As a historian, you know that generals always plan to fight the last war. This is what Mark Neumann is doing. His arguments in The Washington Times of June 20 reveal a complete and total misunderstanding of where the deficits of the past 30 years have come from. They can be entirely explained by the monetary inflation, which began in 1967 when LBJohnson closed the London gold pool. With the price of gold up by a factor of 10 in this period, the national debt of $5.9 trillion is really only $590 billion, when related to gold, the most appropriate measure of government debt. My guess is that Mark Neumann knows nothing about any of this. He somehow believes with evangelistic fervor that he is sent as an avenging angel to smite irresponsible “bureaucrats,” who he blames for the national debt. It is not a bad thing for him to put a stress on eventually paying down the national debt to some level. Because we use our national debt as our national money, we can’t pay it all down anyway. A significant amount is used as global money, on which we do not have to pay interest. Does Mark Neumann understand this? Obviously not, if he believes being a “debt-free nation” would be a good thing. The idea is preposterous.

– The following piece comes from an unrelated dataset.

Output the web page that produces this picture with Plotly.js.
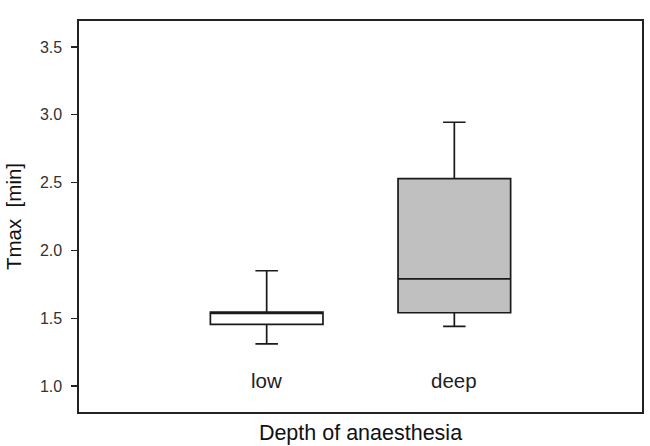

His idea of replacing government paper in the Social Security System with “real assets” is also nonsensical. Government paper is as real as any other and is the most secure. Ross Perot did a great disservice in spreading the idea that there is nothing of value backing the Trust Funds. The government’s promise to pay seniors by getting the resources from juniors is the same as IBM’s promise to pay its shareholders and bondholders with revenues it gets from sales of its products. But we do know the U.S. Government will be around in 40 years and we can’t be sure about IBM.

It continues to amaze me, Newt, that you have available old friends and supporters who know a hundred times more about public and private finance than you will ever know -- and you instead search out “experts” who studied from the textbooks of the people who made it necessary to have a Reagan Revolution. There is a gang of us here who would be happy to help you as Speaker, with economics and finance, as we did before you got there. Whenever you’re ready.